The concept of personal boundaries is an important building block for good relationships.    When we have a strong sense of self, we are able to “keep in our own lane” and not take on the emotions of others.  Without excuse or apology we are able to speak our own truth and say “yes” and “no.”  The love and empathy we have for others come from genuine care and not from guilt or fear of displeasing the other.

Another aspect of boundaries is containment.  Containment of our own emotions and desires prevents us from interfering or encroaching on the rights of others.  Containment is being able to hold back instead of attacking, especially with words. 

Couples coming in for help with relationships or marriage counseling often bring with them the hurt of feelings not only of being misunderstood, but also of being disrespected by the other.  Name calling and pointing out the shortcomings of the other may feel like a temporary relief for one’s own angst, but the lack of containment can do permanent damage to a relationship. 

Containment is not keeping our thoughts and feelings to ourselves, but it is in the delivering of them as I-statements rather than accusatory judgments on the other.
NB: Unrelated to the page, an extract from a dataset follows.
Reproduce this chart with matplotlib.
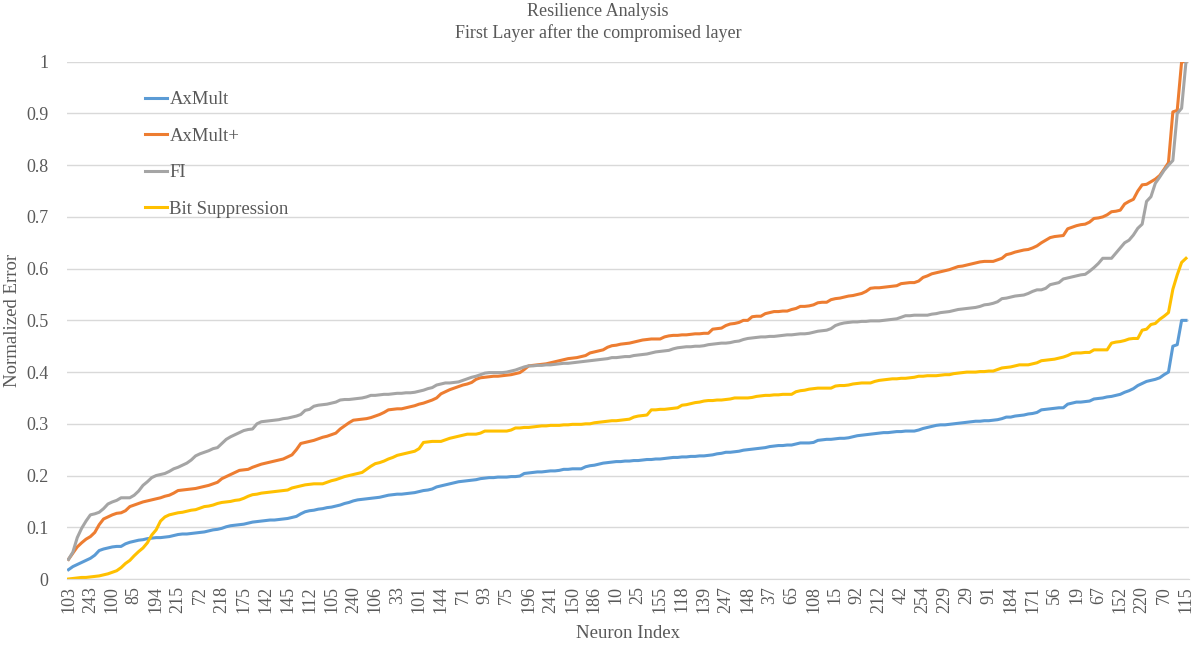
import matplotlib
matplotlib.use("Agg")
import matplotlib.pyplot as plt
import numpy as np

# tick labels (every 5th neuron on the sorted axis)
tick_labels = [
    "103", "243", "100", "85", "194", "215", "72", "218", "175", "142",
    "145", "112", "105", "240", "106", "33", "101", "144", "71", "93",
    "75", "196", "241", "150", "186", "10", "25", "155", "118", "139",
    "247", "148", "37", "65", "108", "15", "92", "212", "42", "254",
    "229", "29", "91", "184", "171", "56", "19", "67", "152", "220",
    "70", "115",
]

axmult = [
    0.018, 0.024, 0.028, 0.032, 0.036, 0.040, 0.046, 0.055, 0.058, 0.060,
    0.062, 0.063, 0.063, 0.068, 0.071, 0.073, 0.075, 0.076, 0.078, 0.079,
    0.080, 0.080, 0.081, 0.082, 0.084, 0.086, 0.087, 0.087, 0.088, 0.089,
    0.090, 0.091, 0.093, 0.095, 0.096, 0.098, 0.101, 0.103, 0.104, 0.105,
    0.106, 0.108, 0.110, 0.111, 0.112, 0.113, 0.114, 0.114, 0.115, 0.116,
    0.117, 0.119, 0.121, 0.126, 0.130, 0.132, 0.133, 0.135, 0.136, 0.138,
    0.139, 0.141, 0.143, 0.146, 0.148, 0.151, 0.153, 0.154, 0.155, 0.156,
    0.157, 0.158, 0.160, 0.162, 0.163, 0.164, 0.164, 0.165, 0.166, 0.167,
    0.169, 0.171, 0.172, 0.174, 0.178, 0.180, 0.182, 0.184, 0.186, 0.188,
    0.189, 0.190, 0.191, 0.192, 0.194, 0.195, 0.196, 0.196, 0.197, 0.197,
    0.197, 0.198, 0.198, 0.199, 0.204, 0.205, 0.206, 0.207, 0.207, 0.208,
    0.209, 0.209, 0.210, 0.212, 0.212, 0.213, 0.213, 0.213, 0.217, 0.219,
    0.220, 0.222, 0.224, 0.225, 0.226, 0.227, 0.227, 0.228, 0.228, 0.229,
    0.229, 0.230, 0.231, 0.231, 0.232, 0.232, 0.233, 0.234, 0.235, 0.235,
    0.236, 0.236, 0.237, 0.237, 0.238, 0.238, 0.239, 0.240, 0.242, 0.243,
    0.245, 0.245, 0.246, 0.247, 0.249, 0.250, 0.251, 0.252, 0.253, 0.254,
    0.256, 0.257, 0.258, 0.258, 0.259, 0.259, 0.261, 0.263, 0.263, 0.263,
    0.264, 0.268, 0.269, 0.270, 0.270, 0.271, 0.272, 0.272, 0.273, 0.275,
    0.277, 0.278, 0.279, 0.280, 0.281, 0.282, 0.283, 0.283, 0.284, 0.285,
    0.285, 0.286, 0.286, 0.286, 0.288, 0.291, 0.293, 0.295, 0.297, 0.298,
    0.298, 0.299, 0.300, 0.301, 0.302, 0.303, 0.304, 0.305, 0.305, 0.306,
    0.306, 0.307, 0.308, 0.310, 0.313, 0.313, 0.315, 0.316, 0.317, 0.319,
    0.320, 0.322, 0.327, 0.328, 0.329, 0.330, 0.331, 0.331, 0.338, 0.340,
    0.342, 0.342, 0.343, 0.344, 0.348, 0.349, 0.350, 0.352, 0.353, 0.355,
    0.357, 0.361, 0.364, 0.368, 0.374, 0.378, 0.382, 0.384, 0.386, 0.389,
    0.395, 0.400, 0.450, 0.453, 0.500, 0.500,
]

axmult_plus = [
    0.038, 0.050, 0.062, 0.070, 0.077, 0.082, 0.090, 0.105, 0.116, 0.120,
    0.124, 0.127, 0.128, 0.132, 0.140, 0.143, 0.146, 0.149, 0.151, 0.153,
    0.155, 0.157, 0.160, 0.162, 0.166, 0.171, 0.172, 0.173, 0.174, 0.175,
    0.177, 0.179, 0.181, 0.184, 0.187, 0.194, 0.198, 0.202, 0.206, 0.210,
    0.211, 0.212, 0.216, 0.219, 0.222, 0.224, 0.226, 0.228, 0.230, 0.232,
    0.236, 0.240, 0.250, 0.262, 0.264, 0.266, 0.268, 0.271, 0.274, 0.276,
    0.279, 0.282, 0.290, 0.296, 0.302, 0.307, 0.308, 0.309, 0.310, 0.312,
    0.315, 0.318, 0.322, 0.327, 0.328, 0.329, 0.329, 0.331, 0.333, 0.335,
    0.338, 0.340, 0.343, 0.346, 0.350, 0.358, 0.362, 0.366, 0.369, 0.372,
    0.375, 0.377, 0.380, 0.386, 0.389, 0.390, 0.391, 0.392, 0.392, 0.393,
    0.394, 0.395, 0.397, 0.399, 0.405, 0.412, 0.413, 0.414, 0.415, 0.416,
    0.418, 0.420, 0.422, 0.424, 0.426, 0.427, 0.428, 0.430, 0.432, 0.437,
    0.439, 0.441, 0.443, 0.448, 0.451, 0.452, 0.454, 0.455, 0.456, 0.458,
    0.460, 0.462, 0.463, 0.464, 0.464, 0.464, 0.468, 0.470, 0.471, 0.471,
    0.472, 0.472, 0.473, 0.474, 0.474, 0.475, 0.475, 0.483, 0.484, 0.485,
    0.490, 0.493, 0.494, 0.496, 0.500, 0.500, 0.507, 0.508, 0.508, 0.513,
    0.515, 0.517, 0.517, 0.518, 0.518, 0.521, 0.523, 0.527, 0.527, 0.528,
    0.530, 0.534, 0.535, 0.535, 0.540, 0.542, 0.543, 0.545, 0.547, 0.548,
    0.550, 0.552, 0.556, 0.562, 0.563, 0.563, 0.564, 0.565, 0.566, 0.567,
    0.571, 0.572, 0.573, 0.573, 0.576, 0.583, 0.586, 0.590, 0.592, 0.594,
    0.596, 0.598, 0.601, 0.604, 0.605, 0.607, 0.609, 0.611, 0.613, 0.614,
    0.614, 0.614, 0.617, 0.620, 0.627, 0.629, 0.632, 0.634, 0.636, 0.637,
    0.640, 0.644, 0.650, 0.655, 0.660, 0.662, 0.663, 0.664, 0.677, 0.680,
    0.683, 0.685, 0.686, 0.690, 0.697, 0.698, 0.700, 0.704, 0.710, 0.711,
    0.713, 0.725, 0.730, 0.734, 0.750, 0.762, 0.763, 0.768, 0.773, 0.780,
    0.792, 0.805, 0.903, 0.906, 1.000, 1.000,
]

fi = [
    0.038, 0.052, 0.080, 0.098, 0.112, 0.124, 0.126, 0.129, 0.136, 0.145,
    0.149, 0.152, 0.157, 0.157, 0.157, 0.162, 0.170, 0.181, 0.188, 0.196,
    0.200, 0.202, 0.204, 0.208, 0.213, 0.216, 0.220, 0.224, 0.230, 0.238,
    0.242, 0.245, 0.248, 0.252, 0.254, 0.262, 0.270, 0.275, 0.279, 0.283,
    0.287, 0.289, 0.290, 0.300, 0.304, 0.305, 0.306, 0.307, 0.308, 0.310,
    0.311, 0.313, 0.315, 0.318, 0.326, 0.328, 0.334, 0.336, 0.337, 0.338,
    0.340, 0.342, 0.346, 0.347, 0.347, 0.348, 0.349, 0.350, 0.352, 0.355,
    0.355, 0.356, 0.357, 0.357, 0.358, 0.359, 0.359, 0.360, 0.360, 0.361,
    0.363, 0.365, 0.368, 0.370, 0.375, 0.377, 0.379, 0.379, 0.380, 0.381,
    0.384, 0.387, 0.390, 0.392, 0.395, 0.398, 0.399, 0.399, 0.399, 0.399,
    0.400, 0.402, 0.404, 0.407, 0.410, 0.412, 0.412, 0.413, 0.413, 0.414,
    0.414, 0.415, 0.416, 0.417, 0.417, 0.418, 0.419, 0.420, 0.421, 0.422,
    0.423, 0.424, 0.425, 0.426, 0.428, 0.428, 0.429, 0.430, 0.430, 0.432,
    0.433, 0.434, 0.435, 0.437, 0.439, 0.440, 0.441, 0.442, 0.445, 0.447,
    0.448, 0.449, 0.449, 0.450, 0.450, 0.451, 0.453, 0.454, 0.455, 0.456,
    0.456, 0.457, 0.459, 0.460, 0.463, 0.465, 0.466, 0.467, 0.468, 0.468,
    0.469, 0.469, 0.470, 0.471, 0.472, 0.472, 0.473, 0.474, 0.474, 0.475,
    0.477, 0.479, 0.480, 0.481, 0.484, 0.490, 0.493, 0.495, 0.496, 0.497,
    0.497, 0.498, 0.498, 0.499, 0.499, 0.499, 0.500, 0.501, 0.502, 0.503,
    0.506, 0.509, 0.509, 0.510, 0.510, 0.510, 0.510, 0.512, 0.513, 0.515,
    0.516, 0.517, 0.519, 0.521, 0.522, 0.523, 0.524, 0.525, 0.527, 0.530,
    0.531, 0.533, 0.536, 0.542, 0.543, 0.545, 0.547, 0.548, 0.549, 0.552,
    0.556, 0.559, 0.559, 0.562, 0.569, 0.571, 0.573, 0.580, 0.582, 0.584,
    0.586, 0.588, 0.589, 0.595, 0.602, 0.610, 0.620, 0.620, 0.620, 0.630,
    0.640, 0.650, 0.655, 0.665, 0.678, 0.686, 0.730, 0.739, 0.765, 0.777,
    0.790, 0.800, 0.809, 0.900, 0.910, 1.000,
]

bit_suppression = [
    0.000, 0.001, 0.002, 0.003, 0.003, 0.004, 0.005, 0.006, 0.008, 0.010,
    0.013, 0.016, 0.022, 0.030, 0.036, 0.045, 0.053, 0.060, 0.070, 0.085,
    0.095, 0.112, 0.120, 0.124, 0.126, 0.128, 0.129, 0.131, 0.133, 0.134,
    0.137, 0.140, 0.141, 0.143, 0.146, 0.148, 0.149, 0.150, 0.152, 0.153,
    0.156, 0.160, 0.163, 0.164, 0.166, 0.167, 0.168, 0.169, 0.170, 0.171,
    0.172, 0.176, 0.178, 0.180, 0.182, 0.183, 0.184, 0.184, 0.184, 0.187,
    0.190, 0.192, 0.195, 0.198, 0.200, 0.202, 0.204, 0.206, 0.212, 0.218,
    0.223, 0.225, 0.228, 0.232, 0.235, 0.239, 0.241, 0.243, 0.245, 0.247,
    0.252, 0.264, 0.265, 0.266, 0.266, 0.266, 0.269, 0.272, 0.274, 0.276,
    0.278, 0.280, 0.280, 0.280, 0.282, 0.286, 0.286, 0.286, 0.286, 0.286,
    0.286, 0.288, 0.292, 0.292, 0.293, 0.293, 0.294, 0.295, 0.296, 0.296,
    0.297, 0.297, 0.297, 0.298, 0.298, 0.299, 0.299, 0.299, 0.300, 0.300,
    0.302, 0.303, 0.304, 0.305, 0.306, 0.306, 0.307, 0.308, 0.309, 0.313,
    0.315, 0.316, 0.317, 0.327, 0.327, 0.328, 0.328, 0.329, 0.330, 0.331,
    0.336, 0.337, 0.339, 0.341, 0.342, 0.344, 0.345, 0.345, 0.346, 0.346,
    0.347, 0.348, 0.350, 0.350, 0.350, 0.350, 0.351, 0.353, 0.354, 0.355,
    0.355, 0.356, 0.356, 0.357, 0.357, 0.357, 0.362, 0.364, 0.365, 0.367,
    0.368, 0.369, 0.369, 0.369, 0.369, 0.373, 0.374, 0.374, 0.375, 0.377,
    0.378, 0.379, 0.379, 0.379, 0.382, 0.384, 0.385, 0.386, 0.387, 0.387,
    0.388, 0.388, 0.389, 0.390, 0.392, 0.392, 0.393, 0.393, 0.393, 0.394,
    0.395, 0.395, 0.397, 0.398, 0.399, 0.400, 0.400, 0.400, 0.401, 0.401,
    0.402, 0.402, 0.405, 0.408, 0.409, 0.410, 0.412, 0.414, 0.414, 0.414,
    0.416, 0.418, 0.422, 0.423, 0.424, 0.425, 0.427, 0.429, 0.432, 0.436,
    0.437, 0.437, 0.438, 0.438, 0.443, 0.443, 0.443, 0.443, 0.456, 0.458,
    0.459, 0.461, 0.464, 0.465, 0.465, 0.481, 0.483, 0.492, 0.494, 0.502,
    0.508, 0.515, 0.560, 0.588, 0.612, 0.620,
]

series = [
    ("AxMult", axmult, "#5B9BD5"),
    ("AxMult+", axmult_plus, "#ED7D31"),
    ("FI", fi, "#A5A5A5"),
    ("Bit Suppression", bit_suppression, "#FFC000"),
]

text_color = "#595959"
grid_color = "#D9D9D9"

plt.rcParams["font.family"] = ["Liberation Serif", "DejaVu Serif"]

fig = plt.figure(figsize=(11.96, 6.47), dpi=100)
ax = fig.add_axes([0.0558, 0.1051, 0.9384, 0.7995])

x = np.arange(len(axmult))
for name, vals, color in series:
    ax.plot(x, vals, color=color, lw=2.2, label=name, solid_joinstyle="round")

ax.set_xlim(-0.4, len(x) - 1 + 0.7)
ax.set_ylim(0, 1)
ax.set_yticks(np.arange(0, 1.01, 0.1))
ax.set_yticklabels(["0"] + [f"{v:.1f}" for v in np.arange(0.1, 0.95, 0.1)] + ["1"])
ax.set_xticks(x[::5])
ax.set_xticklabels(tick_labels, rotation=90)

ax.grid(axis="y", color=grid_color, lw=1.0)
ax.set_axisbelow(True)
for side in ["top", "right", "left"]:
    ax.spines[side].set_visible(False)
ax.spines["bottom"].set_color(grid_color)
ax.tick_params(axis="y", length=0, pad=13, labelsize=13, labelcolor=text_color)
ax.tick_params(axis="x", length=0, pad=5, labelsize=13, labelcolor=text_color)

fig.text(0.5, 1 - 12 / 647, "Resilience Analysis", ha="center", va="center",
         fontsize=13, color=text_color)
fig.text(0.5, 1 - 33 / 647, "First Layer after the compromised layer", ha="center",
         va="center", fontsize=13, color=text_color)
fig.text(628 / 1196, 1 - 633 / 647, "Neuron Index", ha="center", va="center",
         fontsize=13.5, color=text_color)
fig.text(13 / 1196, 1 - 320 / 647, "Normalized Error", ha="center", va="center",
         rotation=90, fontsize=13.5, color=text_color)

leg = ax.legend(loc="upper left", bbox_to_anchor=(145 / 1196, 1 - 91 / 647),
                bbox_transform=fig.transFigure, frameon=False, fontsize=13.5,
                handlelength=1.15, handletextpad=0.15, labelspacing=1.04,
                borderpad=0, borderaxespad=0)
for t in leg.get_texts():
    t.set_color(text_color)

fig.savefig("out.png", dpi=100)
Containment moderates the intensity of our communications with respect to time and place and also the vulnerability of the other.

A healthy relationship does not always just come naturally. Weathering the ups and downs of communication requires a commitment to keep working at it and to learn from mistakes instead of dwelling on them.   If it truly takes 10,00 hours to become a master of a skill, the joy of sharing life with another can motivate us to do the work.